Copy every entry exactly as given, minus the images.

═══

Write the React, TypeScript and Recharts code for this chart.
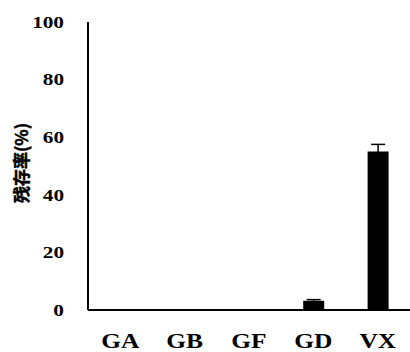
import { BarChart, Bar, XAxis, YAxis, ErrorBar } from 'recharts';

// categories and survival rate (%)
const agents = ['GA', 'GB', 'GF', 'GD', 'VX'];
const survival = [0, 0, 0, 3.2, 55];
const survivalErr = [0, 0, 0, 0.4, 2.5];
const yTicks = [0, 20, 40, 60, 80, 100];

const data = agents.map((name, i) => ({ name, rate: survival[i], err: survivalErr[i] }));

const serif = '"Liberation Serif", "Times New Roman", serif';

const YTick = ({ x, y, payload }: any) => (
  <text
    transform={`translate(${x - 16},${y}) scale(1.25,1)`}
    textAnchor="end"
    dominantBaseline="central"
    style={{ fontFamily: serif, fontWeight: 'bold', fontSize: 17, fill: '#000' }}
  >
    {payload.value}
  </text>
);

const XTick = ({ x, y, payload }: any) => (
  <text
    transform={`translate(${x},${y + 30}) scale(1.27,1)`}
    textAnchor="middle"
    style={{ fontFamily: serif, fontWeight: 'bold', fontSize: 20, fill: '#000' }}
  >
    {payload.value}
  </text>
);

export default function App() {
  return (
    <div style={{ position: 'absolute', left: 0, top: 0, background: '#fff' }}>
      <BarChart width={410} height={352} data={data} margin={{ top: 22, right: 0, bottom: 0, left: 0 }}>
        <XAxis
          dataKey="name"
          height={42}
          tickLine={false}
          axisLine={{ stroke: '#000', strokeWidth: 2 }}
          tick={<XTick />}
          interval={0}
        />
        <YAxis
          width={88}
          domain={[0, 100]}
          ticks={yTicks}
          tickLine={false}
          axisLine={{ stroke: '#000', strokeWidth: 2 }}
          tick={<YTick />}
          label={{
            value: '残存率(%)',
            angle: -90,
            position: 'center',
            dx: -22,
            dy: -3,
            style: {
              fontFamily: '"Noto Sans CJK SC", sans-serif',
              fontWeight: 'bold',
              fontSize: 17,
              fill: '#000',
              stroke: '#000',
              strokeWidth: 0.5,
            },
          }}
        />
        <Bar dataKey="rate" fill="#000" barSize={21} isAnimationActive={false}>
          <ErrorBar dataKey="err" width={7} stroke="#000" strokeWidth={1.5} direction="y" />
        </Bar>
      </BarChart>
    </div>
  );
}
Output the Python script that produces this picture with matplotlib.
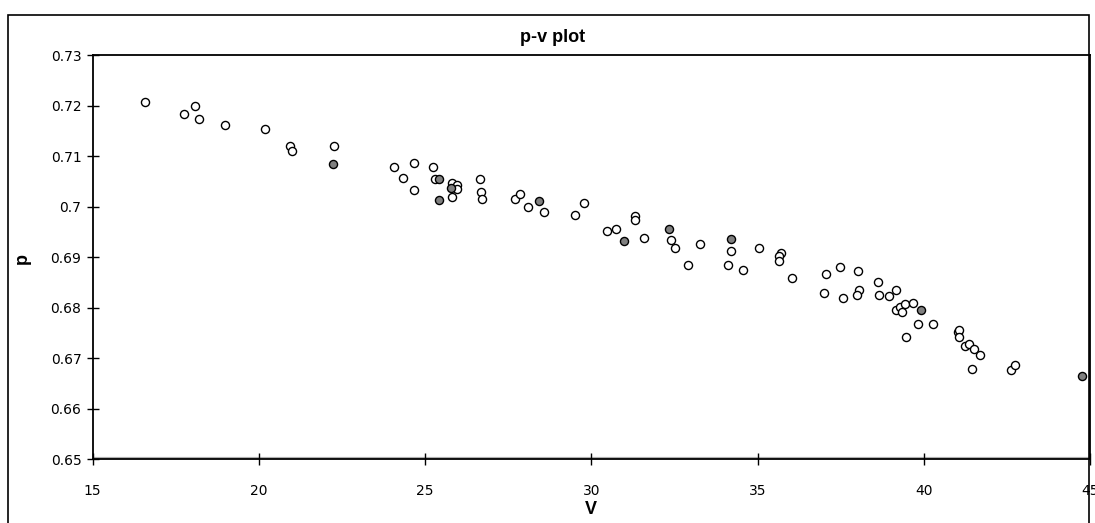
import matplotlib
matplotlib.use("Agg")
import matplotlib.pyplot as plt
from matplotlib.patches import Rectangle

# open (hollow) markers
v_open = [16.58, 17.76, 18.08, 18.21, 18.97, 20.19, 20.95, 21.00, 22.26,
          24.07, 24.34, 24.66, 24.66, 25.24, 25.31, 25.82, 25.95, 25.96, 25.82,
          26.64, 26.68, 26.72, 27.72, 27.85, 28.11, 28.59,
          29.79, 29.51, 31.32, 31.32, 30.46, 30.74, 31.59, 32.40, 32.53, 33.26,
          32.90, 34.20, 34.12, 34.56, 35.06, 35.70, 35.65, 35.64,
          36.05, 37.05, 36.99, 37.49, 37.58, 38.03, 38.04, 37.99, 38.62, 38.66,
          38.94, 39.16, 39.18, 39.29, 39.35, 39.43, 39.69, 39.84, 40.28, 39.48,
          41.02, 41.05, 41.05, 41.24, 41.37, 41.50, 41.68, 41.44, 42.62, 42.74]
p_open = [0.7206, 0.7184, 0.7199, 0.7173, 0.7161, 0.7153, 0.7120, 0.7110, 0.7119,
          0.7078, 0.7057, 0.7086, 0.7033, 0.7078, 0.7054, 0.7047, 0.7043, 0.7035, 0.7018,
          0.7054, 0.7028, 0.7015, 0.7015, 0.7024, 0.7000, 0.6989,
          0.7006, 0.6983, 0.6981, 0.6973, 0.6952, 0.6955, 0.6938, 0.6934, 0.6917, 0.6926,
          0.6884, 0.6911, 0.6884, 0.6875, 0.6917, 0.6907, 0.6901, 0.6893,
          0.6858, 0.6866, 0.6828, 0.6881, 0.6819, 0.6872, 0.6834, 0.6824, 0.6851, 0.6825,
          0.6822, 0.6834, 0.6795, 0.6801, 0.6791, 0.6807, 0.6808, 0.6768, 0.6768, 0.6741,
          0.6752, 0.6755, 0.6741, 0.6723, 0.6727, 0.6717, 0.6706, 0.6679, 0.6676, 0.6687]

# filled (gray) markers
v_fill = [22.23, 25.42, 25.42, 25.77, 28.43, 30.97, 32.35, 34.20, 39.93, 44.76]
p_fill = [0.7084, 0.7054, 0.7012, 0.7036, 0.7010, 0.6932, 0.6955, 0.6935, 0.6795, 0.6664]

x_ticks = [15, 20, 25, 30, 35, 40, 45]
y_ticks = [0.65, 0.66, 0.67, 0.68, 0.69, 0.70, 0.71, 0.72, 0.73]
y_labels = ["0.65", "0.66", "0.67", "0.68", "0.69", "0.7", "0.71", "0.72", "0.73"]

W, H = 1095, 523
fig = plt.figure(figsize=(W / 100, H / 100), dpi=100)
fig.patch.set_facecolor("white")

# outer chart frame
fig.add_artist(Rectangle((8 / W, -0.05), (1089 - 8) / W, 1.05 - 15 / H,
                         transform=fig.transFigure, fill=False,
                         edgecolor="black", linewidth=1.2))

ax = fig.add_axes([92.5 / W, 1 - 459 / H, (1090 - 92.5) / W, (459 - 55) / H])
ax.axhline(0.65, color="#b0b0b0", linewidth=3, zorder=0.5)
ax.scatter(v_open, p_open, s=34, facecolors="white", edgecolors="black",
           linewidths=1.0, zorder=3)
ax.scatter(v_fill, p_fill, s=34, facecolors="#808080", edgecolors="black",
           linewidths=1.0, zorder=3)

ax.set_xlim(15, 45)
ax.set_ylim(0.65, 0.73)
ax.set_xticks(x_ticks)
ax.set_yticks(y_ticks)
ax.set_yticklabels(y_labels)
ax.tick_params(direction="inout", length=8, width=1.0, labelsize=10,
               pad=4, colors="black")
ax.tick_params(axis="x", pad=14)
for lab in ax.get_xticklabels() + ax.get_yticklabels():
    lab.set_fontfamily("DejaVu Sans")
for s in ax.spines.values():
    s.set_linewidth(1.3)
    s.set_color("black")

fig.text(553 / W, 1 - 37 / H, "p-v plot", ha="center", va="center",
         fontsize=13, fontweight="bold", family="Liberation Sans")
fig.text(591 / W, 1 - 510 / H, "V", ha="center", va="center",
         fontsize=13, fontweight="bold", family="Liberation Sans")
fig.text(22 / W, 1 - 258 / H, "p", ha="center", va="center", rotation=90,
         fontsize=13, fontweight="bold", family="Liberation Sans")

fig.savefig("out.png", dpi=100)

═══

Response:
Write the React, TypeScript and Recharts code for this chart.
import { BarChart, Bar, XAxis, YAxis, ErrorBar } from 'recharts';

// categories and survival rate (%)
const agents = ['GA', 'GB', 'GF', 'GD', 'VX'];
const survival = [0, 0, 0, 3.2, 55];
const survivalErr = [0, 0, 0, 0.4, 2.5];
const yTicks = [0, 20, 40, 60, 80, 100];

const data = agents.map((name, i) => ({ name, rate: survival[i], err: survivalErr[i] }));

const serif = '"Liberation Serif", "Times New Roman", serif';

const YTick = ({ x, y, payload }: any) => (
  <text
    transform={`translate(${x - 16},${y}) scale(1.25,1)`}
    textAnchor="end"
    dominantBaseline="central"
    style={{ fontFamily: serif, fontWeight: 'bold', fontSize: 17, fill: '#000' }}
  >
    {payload.value}
  </text>
);

const XTick = ({ x, y, payload }: any) => (
  <text
    transform={`translate(${x},${y + 30}) scale(1.27,1)`}
    textAnchor="middle"
    style={{ fontFamily: serif, fontWeight: 'bold', fontSize: 20, fill: '#000' }}
  >
    {payload.value}
  </text>
);

export default function App() {
  return (
    <div style={{ position: 'absolute', left: 0, top: 0, background: '#fff' }}>
      <BarChart width={410} height={352} data={data} margin={{ top: 22, right: 0, bottom: 0, left: 0 }}>
        <XAxis
          dataKey="name"
          height={42}
          tickLine={false}
          axisLine={{ stroke: '#000', strokeWidth: 2 }}
          tick={<XTick />}
          interval={0}
        />
        <YAxis
          width={88}
          domain={[0, 100]}
          ticks={yTicks}
          tickLine={false}
          axisLine={{ stroke: '#000', strokeWidth: 2 }}
          tick={<YTick />}
          label={{
            value: '残存率(%)',
            angle: -90,
            position: 'center',
            dx: -22,
            dy: -3,
            style: {
              fontFamily: '"Noto Sans CJK SC", sans-serif',
              fontWeight: 'bold',
              fontSize: 17,
              fill: '#000',
              stroke: '#000',
              strokeWidth: 0.5,
            },
          }}
        />
        <Bar dataKey="rate" fill="#000" barSize={21} isAnimationActive={false}>
          <ErrorBar dataKey="err" width={7} stroke="#000" strokeWidth={1.5} direction="y" />
        </Bar>
      </BarChart>
    </div>
  );
}
Output the Python script that produces this picture with matplotlib.
import matplotlib
matplotlib.use("Agg")
import matplotlib.pyplot as plt
from matplotlib.patches import Rectangle

# open (hollow) markers
v_open = [16.58, 17.76, 18.08, 18.21, 18.97, 20.19, 20.95, 21.00, 22.26,
          24.07, 24.34, 24.66, 24.66, 25.24, 25.31, 25.82, 25.95, 25.96, 25.82,
          26.64, 26.68, 26.72, 27.72, 27.85, 28.11, 28.59,
          29.79, 29.51, 31.32, 31.32, 30.46, 30.74, 31.59, 32.40, 32.53, 33.26,
          32.90, 34.20, 34.12, 34.56, 35.06, 35.70, 35.65, 35.64,
          36.05, 37.05, 36.99, 37.49, 37.58, 38.03, 38.04, 37.99, 38.62, 38.66,
          38.94, 39.16, 39.18, 39.29, 39.35, 39.43, 39.69, 39.84, 40.28, 39.48,
          41.02, 41.05, 41.05, 41.24, 41.37, 41.50, 41.68, 41.44, 42.62, 42.74]
p_open = [0.7206, 0.7184, 0.7199, 0.7173, 0.7161, 0.7153, 0.7120, 0.7110, 0.7119,
          0.7078, 0.7057, 0.7086, 0.7033, 0.7078, 0.7054, 0.7047, 0.7043, 0.7035, 0.7018,
          0.7054, 0.7028, 0.7015, 0.7015, 0.7024, 0.7000, 0.6989,
          0.7006, 0.6983, 0.6981, 0.6973, 0.6952, 0.6955, 0.6938, 0.6934, 0.6917, 0.6926,
          0.6884, 0.6911, 0.6884, 0.6875, 0.6917, 0.6907, 0.6901, 0.6893,
          0.6858, 0.6866, 0.6828, 0.6881, 0.6819, 0.6872, 0.6834, 0.6824, 0.6851, 0.6825,
          0.6822, 0.6834, 0.6795, 0.6801, 0.6791, 0.6807, 0.6808, 0.6768, 0.6768, 0.6741,
          0.6752, 0.6755, 0.6741, 0.6723, 0.6727, 0.6717, 0.6706, 0.6679, 0.6676, 0.6687]

# filled (gray) markers
v_fill = [22.23, 25.42, 25.42, 25.77, 28.43, 30.97, 32.35, 34.20, 39.93, 44.76]
p_fill = [0.7084, 0.7054, 0.7012, 0.7036, 0.7010, 0.6932, 0.6955, 0.6935, 0.6795, 0.6664]

x_ticks = [15, 20, 25, 30, 35, 40, 45]
y_ticks = [0.65, 0.66, 0.67, 0.68, 0.69, 0.70, 0.71, 0.72, 0.73]
y_labels = ["0.65", "0.66", "0.67", "0.68", "0.69", "0.7", "0.71", "0.72", "0.73"]

W, H = 1095, 523
fig = plt.figure(figsize=(W / 100, H / 100), dpi=100)
fig.patch.set_facecolor("white")

# outer chart frame
fig.add_artist(Rectangle((8 / W, -0.05), (1089 - 8) / W, 1.05 - 15 / H,
                         transform=fig.transFigure, fill=False,
                         edgecolor="black", linewidth=1.2))

ax = fig.add_axes([92.5 / W, 1 - 459 / H, (1090 - 92.5) / W, (459 - 55) / H])
ax.axhline(0.65, color="#b0b0b0", linewidth=3, zorder=0.5)
ax.scatter(v_open, p_open, s=34, facecolors="white", edgecolors="black",
           linewidths=1.0, zorder=3)
ax.scatter(v_fill, p_fill, s=34, facecolors="#808080", edgecolors="black",
           linewidths=1.0, zorder=3)

ax.set_xlim(15, 45)
ax.set_ylim(0.65, 0.73)
ax.set_xticks(x_ticks)
ax.set_yticks(y_ticks)
ax.set_yticklabels(y_labels)
ax.tick_params(direction="inout", length=8, width=1.0, labelsize=10,
               pad=4, colors="black")
ax.tick_params(axis="x", pad=14)
for lab in ax.get_xticklabels() + ax.get_yticklabels():
    lab.set_fontfamily("DejaVu Sans")
for s in ax.spines.values():
    s.set_linewidth(1.3)
    s.set_color("black")

fig.text(553 / W, 1 - 37 / H, "p-v plot", ha="center", va="center",
         fontsize=13, fontweight="bold", family="Liberation Sans")
fig.text(591 / W, 1 - 510 / H, "V", ha="center", va="center",
         fontsize=13, fontweight="bold", family="Liberation Sans")
fig.text(22 / W, 1 - 258 / H, "p", ha="center", va="center", rotation=90,
         fontsize=13, fontweight="bold", family="Liberation Sans")

fig.savefig("out.png", dpi=100)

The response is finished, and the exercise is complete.